How to support multiple languages

This section is dump of ideas that could eventually allow multiple languages to be supported by this package.

Assumptions:

Separate models	There will a separate model for each supported language.
No language detection	Automatic detection of the language of a sentence to be parsed is out of scope of this package. It is assumed the language is known prior to attempting to parse the sentence.

Changes to training

• The database of training data can trivially be updated to include a table of training data for each language. There may be benefit to separate databases, purely from the perspective of managing the database with git.

• The train.py commands can be updated to have a --language option which will set the language model being trained. This will select the correct training data and ensure the correct tokeniser and PreProcessor implementations are used.

• The output model file should be named with the language e.g. model.en.crfsuite for English.

• There will need to be a separate and specific model card for model.

Changes to parsing

• The parse_ingredient function can be updated to add a language keyword argument. There are then a couple of options:

  • Use the language argument to select the correct model, PreProcessor and PostProcessor.

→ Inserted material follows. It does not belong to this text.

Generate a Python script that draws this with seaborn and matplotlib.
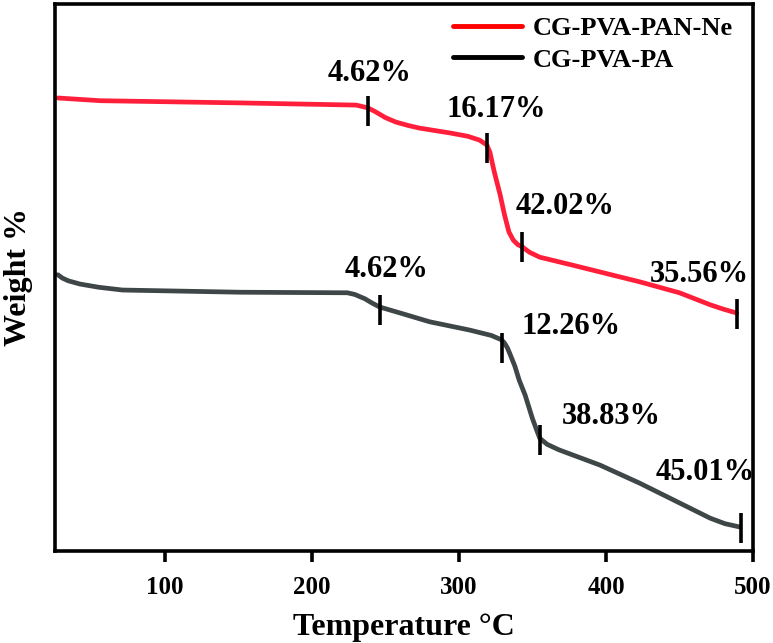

The parse_ingredient function would look similar to how it is now except there would be an extra bit of code to select the correct classes.

  • Change the parse_ingredient function so it just passes the sentence and keyword arguments to the correct language specific version of the function e.g.

    def parse_ingredient(sentence, language="en", ...):
    
        if language == "en":
            return parse_ingredient_en(sentence, **kwargs)
        elif language == "es":
            return parse_ingredient_es(sentence, **kwargs)
        # etc ...
    

    This second approach might have advantages in terms of only importing the required functionality, and not everything.